*Exercise goal*
Begin with the first line of the material and copy each line word for word through the line that contains "o2_fit = [0, 12.6]"; the pictures are left out.
══════════
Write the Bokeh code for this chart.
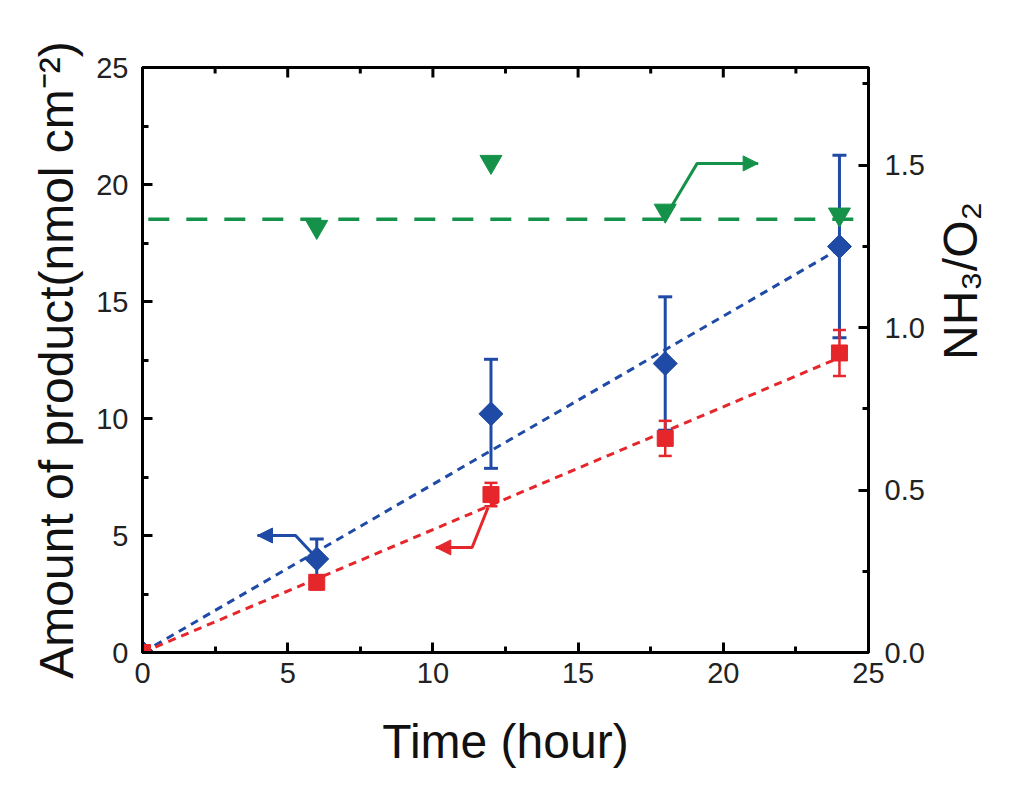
from bokeh.plotting import figure
from bokeh.models import (Range1d, LinearAxis, FixedTicker, PrintfTickFormatter,
                          Arrow, NormalHead)
from bokeh.layouts import row
from bokeh.core.properties import value
from bokeh.embed import file_html
from bokeh.resources import INLINE
from math import pi

# ---------------- data ----------------
time_h = [0, 6, 12, 18, 24]
nh3_amount = [0.0, 4.0, 10.2, 12.35, 17.35]      # blue diamonds (left axis)
nh3_err = [0.0, 0.85, 2.33, 2.85, 3.9]
o2_amount = [0.0, 3.0, 6.75, 9.15, 12.8]         # red squares (left axis)
o2_err = [0.0, 0.3, 0.5, 0.75, 0.98]

ratio_time = [6, 12, 18, 24]
ratio_vals = [1.31, 1.51, 1.36, 1.348]           # green triangles (right axis)
ratio_mean_x = [0.2, 24.6]
ratio_mean_y = [1.333, 1.333]

fit_x = [0, 24]
nh3_fit = [0, 17.25]
o2_fit = [0, 12.6]

# annotation arrows (path points, last point is the arrow tip)
blue_arrow_x = [5.85, 5.27, 3.96]
blue_arrow_y = [4.23, 5.0, 5.0]
red_arrow_x = [11.9, 11.35, 10.1]
red_arrow_y = [6.2, 4.49, 4.49]
green_arrow_x = [18.2, 19.1, 21.2]
green_arrow_y = [1.37, 1.505, 1.505]

x_ticks = [0, 5, 10, 15, 20, 25]
x_minor = [2.5, 7.5, 12.5, 17.5, 22.5]
y_ticks = [0, 5, 10, 15, 20, 25]
y_minor = [2.5, 7.5, 12.5, 17.5, 22.5]
r_ticks = [0.0, 0.5, 1.0, 1.5]
r_minor = [0.25, 0.75, 1.25, 1.75]

BLUE = "#1f4aa6"
RED = "#e5262b"
GREEN = "#15924a"
FONT = "Liberation Sans"
RIGHT_TITLE = "NH\u2083/O\u2082"

W, H = 1016, 779
FRAME_H = 585  # plot area height in px
X_MAX, Y_MAX, R_MAX = 25, 25, 1.8

p = figure(width=W, height=H, output_backend="svg", toolbar_location=None,
           x_range=Range1d(0, X_MAX), y_range=Range1d(0, Y_MAX),
           min_border_left=142, min_border_right=W - 868,
           min_border_top=67, min_border_bottom=H - 652)
p.extra_y_ranges = {"ratio": Range1d(0, R_MAX)}
p.grid.visible = False
p.outline_line_color = "black"
p.outline_line_width = 3
p.outline_line_alpha = 1
p.background_fill_color = "white"
p.border_fill_color = "white"


def style_axis(ax):
    ax.axis_line_width = 3
    ax.axis_line_color = "black"
    ax.major_tick_in = 10
    ax.major_tick_out = 0
    ax.minor_tick_in = 6
    ax.minor_tick_out = 0
    ax.major_tick_line_width = 3
    ax.minor_tick_line_width = 3
    ax.major_tick_line_color = "black"
    ax.minor_tick_line_color = "black"
    ax.major_label_text_font = FONT
    ax.major_label_text_font_size = "29px"
    ax.major_label_text_color = "#222222"
    ax.axis_label_text_font = FONT
    ax.axis_label_text_font_style = "normal"
    ax.axis_label_text_font_size = "48px"
    ax.axis_label_text_color = "#111111"


xa = p.xaxis[0]
xa.ticker = FixedTicker(ticks=x_ticks, minor_ticks=x_minor)
style_axis(xa)
xa.axis_label = "Time (hour)"
xa.major_label_standoff = 10
xa.axis_label_standoff = 29

ya = p.yaxis[0]
ya.ticker = FixedTicker(ticks=y_ticks, minor_ticks=y_minor)
style_axis(ya)
ya.axis_label = "Amount of product(nmol cm\u207b\u00b2)"
ya.major_label_standoff = 14
ya.axis_label_standoff = 10

right = LinearAxis(y_range_name="ratio",
                   ticker=FixedTicker(ticks=r_ticks, minor_ticks=r_minor),
                   formatter=PrintfTickFormatter(format="%.1f"))
style_axis(right)
right.major_label_standoff = 16
p.add_layout(right, "right")

# top frame ticks (mirror of bottom axis ticks, pointing inward)
maj_len = 10 * Y_MAX / FRAME_H
min_len = 6 * Y_MAX / FRAME_H
p.segment(x_ticks, [Y_MAX] * len(x_ticks), x_ticks, [Y_MAX - maj_len] * len(x_ticks),
          line_color="black", line_width=3)
p.segment(x_minor, [Y_MAX] * len(x_minor), x_minor, [Y_MAX - min_len] * len(x_minor),
          line_color="black", line_width=3)

# fit lines
p.line(fit_x, nh3_fit, line_color=BLUE, line_width=3, line_dash="8 6")
p.line(fit_x, o2_fit, line_color=RED, line_width=3, line_dash="8 6")
p.line(ratio_mean_x, ratio_mean_y, y_range_name="ratio", line_color=GREEN,
       line_width=3.5, line_dash="21 17")

# blue error bars + markers
nh3_lo = [v - e for v, e in zip(nh3_amount, nh3_err)]
nh3_hi = [v + e for v, e in zip(nh3_amount, nh3_err)]
p.segment(time_h, nh3_lo, time_h, nh3_hi, line_color=BLUE, line_width=3)
p.scatter(time_h, nh3_lo, marker="dash", size=14, line_color=BLUE, line_width=3)
p.scatter(time_h, nh3_hi, marker="dash", size=14, line_color=BLUE, line_width=3)
p.scatter(time_h, nh3_amount, marker="square", angle=pi / 4, size=17,
          fill_color=BLUE, line_color=BLUE)

# red error bars + markers
o2_lo = [v - e for v, e in zip(o2_amount, o2_err)]
o2_hi = [v + e for v, e in zip(o2_amount, o2_err)]
p.segment(time_h, o2_lo, time_h, o2_hi, line_color=RED, line_width=2.5)
p.scatter(time_h, o2_lo, marker="dash", size=13, line_color=RED, line_width=2.5)
p.scatter(time_h, o2_hi, marker="dash", size=13, line_color=RED, line_width=2.5)
p.scatter(time_h, o2_amount, marker="square", size=16, fill_color=RED, line_color=RED)

# green ratio markers
p.scatter(ratio_time, ratio_vals, y_range_name="ratio", marker="inverted_triangle",
          size=22, fill_color=GREEN, line_color=GREEN)

# arrows
for ax_, ay_, col, rng in [(blue_arrow_x, blue_arrow_y, BLUE, "default"),
                          (red_arrow_x, red_arrow_y, RED, "default"),
                          (green_arrow_x, green_arrow_y, GREEN, "ratio")]:
    p.line(ax_, ay_, line_color=col, line_width=3, y_range_name=rng)
    p.add_layout(Arrow(end=NormalHead(size=15, fill_color=col, line_color=col, line_width=1),
                       x_start=ax_[-2], y_start=ay_[-2], x_end=ax_[-1], y_end=ay_[-1],
                       line_color=col, line_width=3, y_range_name=rng))

layout = p
try:
    right.axis_label = RIGHT_TITLE
    right.axis_label_orientation = pi / 2
    right.axis_label_standoff = 33
except Exception:
    # fallback: title drawn in a narrow side figure, reading bottom to top
    right.axis_label = None
    side_w = 90
    p.width = W - side_w
    p.min_border_right = (W - side_w) - 868
    p2 = figure(width=side_w, height=H, output_backend="svg", toolbar_location=None,
                x_range=Range1d(0, 1), y_range=Range1d(0, 1),
                min_border=0, x_axis_location=None, y_axis_location=None)
    p2.grid.visible = False
    p2.outline_line_color = None
    p2.text(x=[(960 - (W - side_w)) / side_w], y=[(H - 359.5) / H], text=[RIGHT_TITLE],
            angle=pi / 2, text_align="center", text_baseline="middle",
            text_font=value(FONT), text_font_size="48px", text_color="#111111")
    layout = row(p, p2)

open("out.html", "w").write(file_html(layout, INLINE))
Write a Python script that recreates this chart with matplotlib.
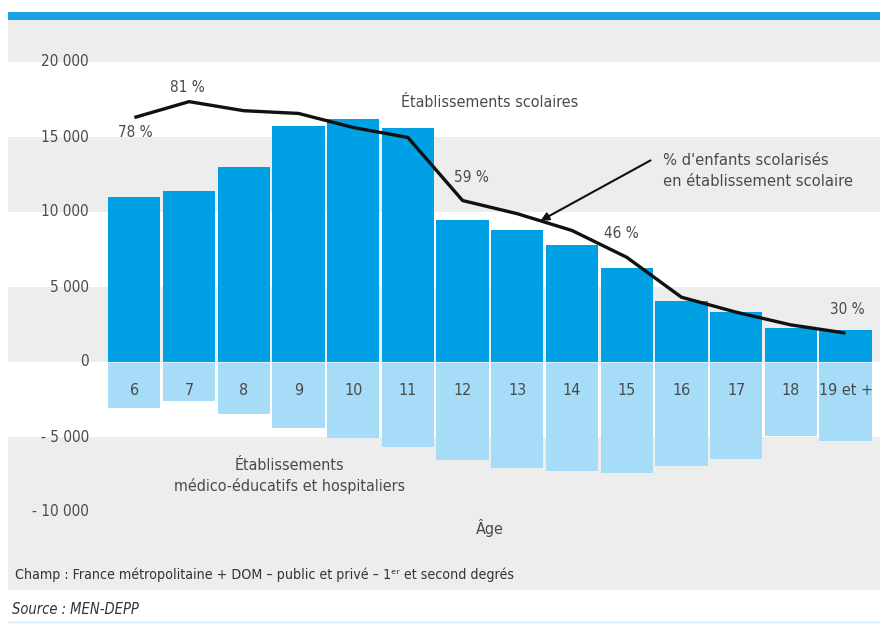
══════════
*Answer below*
Write the Bokeh code for this chart.
from bokeh.plotting import figure
from bokeh.models import (Range1d, LinearAxis, FixedTicker, PrintfTickFormatter,
                          Arrow, NormalHead)
from bokeh.layouts import row
from bokeh.core.properties import value
from bokeh.embed import file_html
from bokeh.resources import INLINE
from math import pi

# ---------------- data ----------------
time_h = [0, 6, 12, 18, 24]
nh3_amount = [0.0, 4.0, 10.2, 12.35, 17.35]      # blue diamonds (left axis)
nh3_err = [0.0, 0.85, 2.33, 2.85, 3.9]
o2_amount = [0.0, 3.0, 6.75, 9.15, 12.8]         # red squares (left axis)
o2_err = [0.0, 0.3, 0.5, 0.75, 0.98]

ratio_time = [6, 12, 18, 24]
ratio_vals = [1.31, 1.51, 1.36, 1.348]           # green triangles (right axis)
ratio_mean_x = [0.2, 24.6]
ratio_mean_y = [1.333, 1.333]

fit_x = [0, 24]
nh3_fit = [0, 17.25]
o2_fit = [0, 12.6]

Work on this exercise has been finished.